**Problem to solve:** Each line of the material must be repeated precisely, with the pictures left out.

**Source excerpt:**
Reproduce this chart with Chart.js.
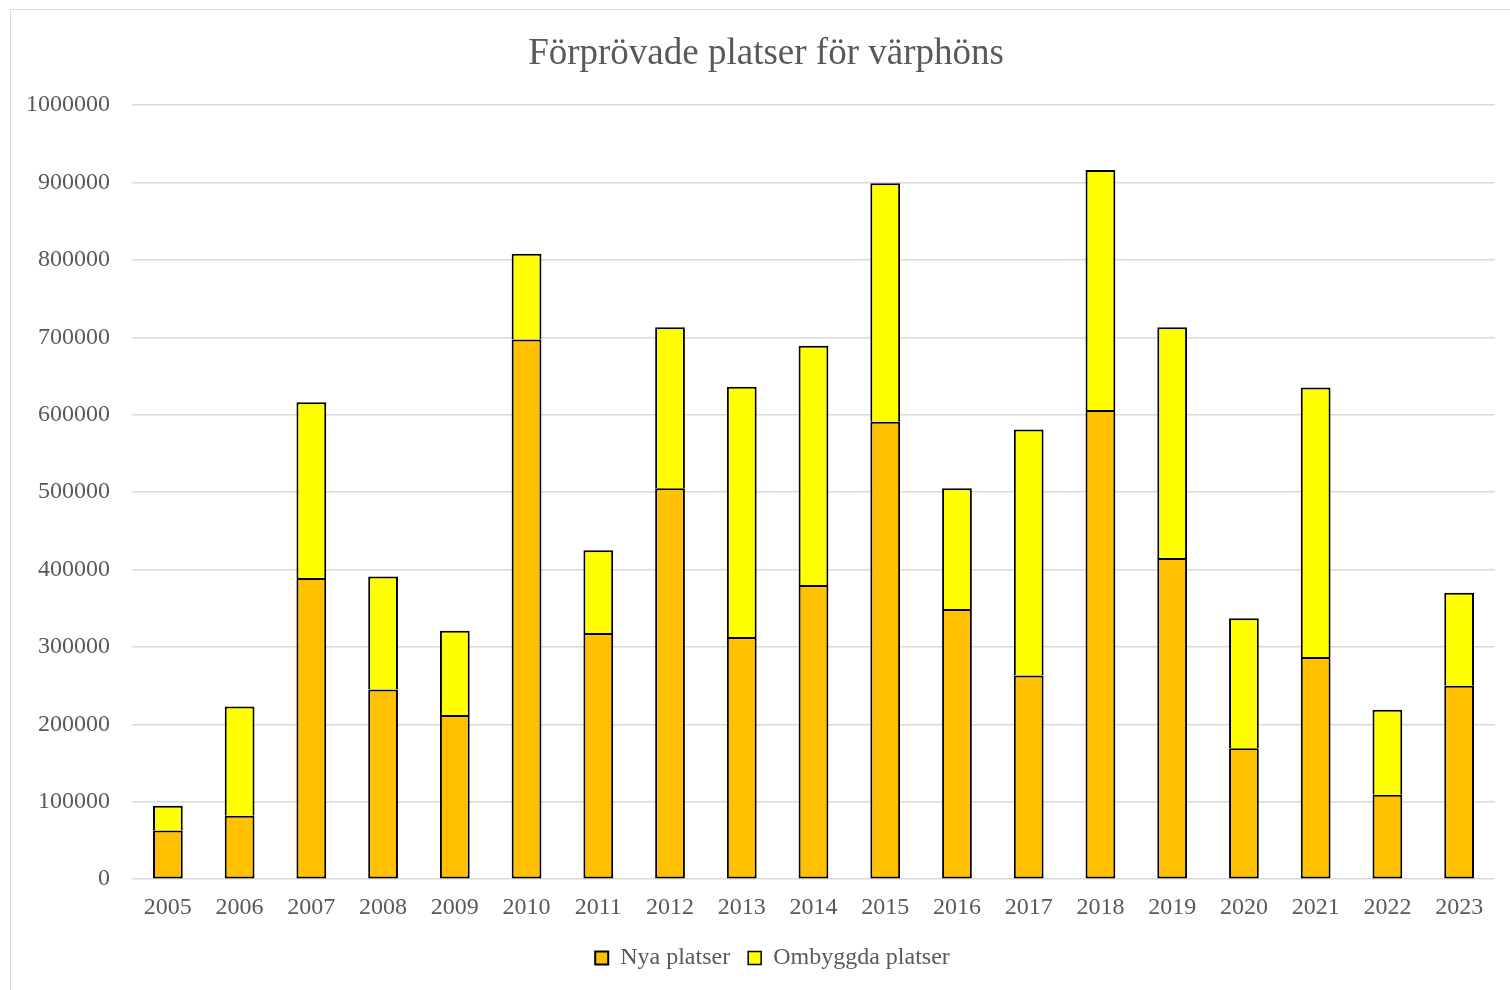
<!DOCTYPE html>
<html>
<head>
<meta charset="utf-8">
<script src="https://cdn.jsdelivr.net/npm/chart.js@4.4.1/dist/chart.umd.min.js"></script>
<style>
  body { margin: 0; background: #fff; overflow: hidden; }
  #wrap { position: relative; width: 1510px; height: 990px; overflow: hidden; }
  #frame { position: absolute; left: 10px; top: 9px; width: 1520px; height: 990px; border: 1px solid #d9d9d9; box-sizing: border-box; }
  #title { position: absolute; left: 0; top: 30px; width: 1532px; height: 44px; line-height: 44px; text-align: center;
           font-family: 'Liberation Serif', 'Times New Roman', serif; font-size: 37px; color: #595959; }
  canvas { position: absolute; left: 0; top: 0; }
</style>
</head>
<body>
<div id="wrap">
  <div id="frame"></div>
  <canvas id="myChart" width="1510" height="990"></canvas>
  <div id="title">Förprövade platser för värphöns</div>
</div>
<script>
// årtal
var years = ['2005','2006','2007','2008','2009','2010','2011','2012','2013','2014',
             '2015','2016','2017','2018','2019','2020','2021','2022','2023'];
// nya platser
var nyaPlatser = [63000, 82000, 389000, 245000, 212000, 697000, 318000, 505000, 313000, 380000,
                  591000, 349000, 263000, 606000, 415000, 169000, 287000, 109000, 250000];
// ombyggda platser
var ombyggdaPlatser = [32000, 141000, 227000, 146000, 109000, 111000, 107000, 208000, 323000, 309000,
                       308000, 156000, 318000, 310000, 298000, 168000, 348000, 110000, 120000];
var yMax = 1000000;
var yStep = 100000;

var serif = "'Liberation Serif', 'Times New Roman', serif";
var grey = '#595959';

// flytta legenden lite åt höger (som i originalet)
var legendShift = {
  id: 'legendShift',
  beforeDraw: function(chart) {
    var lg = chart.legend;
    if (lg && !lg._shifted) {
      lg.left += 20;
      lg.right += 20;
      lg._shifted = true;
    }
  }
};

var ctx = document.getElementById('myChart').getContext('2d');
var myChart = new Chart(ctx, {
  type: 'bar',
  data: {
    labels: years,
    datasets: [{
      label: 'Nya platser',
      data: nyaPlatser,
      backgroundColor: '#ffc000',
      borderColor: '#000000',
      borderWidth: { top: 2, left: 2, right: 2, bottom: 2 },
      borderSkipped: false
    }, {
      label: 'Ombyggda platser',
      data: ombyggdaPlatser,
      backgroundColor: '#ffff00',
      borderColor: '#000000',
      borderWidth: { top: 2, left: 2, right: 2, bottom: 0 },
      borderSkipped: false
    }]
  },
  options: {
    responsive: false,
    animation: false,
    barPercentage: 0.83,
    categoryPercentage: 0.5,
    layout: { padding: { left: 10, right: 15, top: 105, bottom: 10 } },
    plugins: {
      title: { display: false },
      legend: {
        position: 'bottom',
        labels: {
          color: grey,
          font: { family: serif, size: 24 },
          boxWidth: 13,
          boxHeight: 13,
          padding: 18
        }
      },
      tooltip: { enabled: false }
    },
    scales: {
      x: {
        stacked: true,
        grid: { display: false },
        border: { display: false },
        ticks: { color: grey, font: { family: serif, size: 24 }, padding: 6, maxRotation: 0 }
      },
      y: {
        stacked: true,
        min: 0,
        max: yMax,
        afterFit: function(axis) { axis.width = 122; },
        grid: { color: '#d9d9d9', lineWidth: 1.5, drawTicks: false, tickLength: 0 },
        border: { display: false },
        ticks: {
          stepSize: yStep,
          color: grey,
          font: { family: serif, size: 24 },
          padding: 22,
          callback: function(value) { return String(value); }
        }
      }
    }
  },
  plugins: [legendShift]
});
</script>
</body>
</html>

**Response to the exercise:**
Reproduce this chart with Chart.js.
<!DOCTYPE html>
<html>
<head>
<meta charset="utf-8">
<script src="https://cdn.jsdelivr.net/npm/chart.js@4.4.1/dist/chart.umd.min.js"></script>
<style>
  body { margin: 0; background: #fff; overflow: hidden; }
  #wrap { position: relative; width: 1510px; height: 990px; overflow: hidden; }
  #frame { position: absolute; left: 10px; top: 9px; width: 1520px; height: 990px; border: 1px solid #d9d9d9; box-sizing: border-box; }
  #title { position: absolute; left: 0; top: 30px; width: 1532px; height: 44px; line-height: 44px; text-align: center;
           font-family: 'Liberation Serif', 'Times New Roman', serif; font-size: 37px; color: #595959; }
  canvas { position: absolute; left: 0; top: 0; }
</style>
</head>
<body>
<div id="wrap">
  <div id="frame"></div>
  <canvas id="myChart" width="1510" height="990"></canvas>
  <div id="title">Förprövade platser för värphöns</div>
</div>
<script>
// årtal
var years = ['2005','2006','2007','2008','2009','2010','2011','2012','2013','2014',
             '2015','2016','2017','2018','2019','2020','2021','2022','2023'];
// nya platser
var nyaPlatser = [63000, 82000, 389000, 245000, 212000, 697000, 318000, 505000, 313000, 380000,
                  591000, 349000, 263000, 606000, 415000, 169000, 287000, 109000, 250000];
// ombyggda platser
var ombyggdaPlatser = [32000, 141000, 227000, 146000, 109000, 111000, 107000, 208000, 323000, 309000,
                       308000, 156000, 318000, 310000, 298000, 168000, 348000, 110000, 120000];
var yMax = 1000000;
var yStep = 100000;

var serif = "'Liberation Serif', 'Times New Roman', serif";
var grey = '#595959';

// flytta legenden lite åt höger (som i originalet)
var legendShift = {
  id: 'legendShift',
  beforeDraw: function(chart) {
    var lg = chart.legend;
    if (lg && !lg._shifted) {
      lg.left += 20;
      lg.right += 20;
      lg._shifted = true;
    }
  }
};

var ctx = document.getElementById('myChart').getContext('2d');
var myChart = new Chart(ctx, {
  type: 'bar',
  data: {
    labels: years,
    datasets: [{
      label: 'Nya platser',
      data: nyaPlatser,
      backgroundColor: '#ffc000',
      borderColor: '#000000',
      borderWidth: { top: 2, left: 2, right: 2, bottom: 2 },
      borderSkipped: false
    }, {
      label: 'Ombyggda platser',
      data: ombyggdaPlatser,
      backgroundColor: '#ffff00',
      borderColor: '#000000',
      borderWidth: { top: 2, left: 2, right: 2, bottom: 0 },
      borderSkipped: false
    }]
  },
  options: {
    responsive: false,
    animation: false,
    barPercentage: 0.83,
    categoryPercentage: 0.5,
    layout: { padding: { left: 10, right: 15, top: 105, bottom: 10 } },
    plugins: {
      title: { display: false },
      legend: {
        position: 'bottom',
        labels: {
          color: grey,
          font: { family: serif, size: 24 },
          boxWidth: 13,
          boxHeight: 13,
          padding: 18
        }
      },
      tooltip: { enabled: false }
    },
    scales: {
      x: {
        stacked: true,
        grid: { display: false },
        border: { display: false },
        ticks: { color: grey, font: { family: serif, size: 24 }, padding: 6, maxRotation: 0 }
      },
      y: {
        stacked: true,
        min: 0,
        max: yMax,
        afterFit: function(axis) { axis.width = 122; },
        grid: { color: '#d9d9d9', lineWidth: 1.5, drawTicks: false, tickLength: 0 },
        border: { display: false },
        ticks: {
          stepSize: yStep,
          color: grey,
          font: { family: serif, size: 24 },
          padding: 22,
          callback: function(value) { return String(value); }
        }
      }
    }
  },
  plugins: [legendShift]
});
</script>
</body>
</html>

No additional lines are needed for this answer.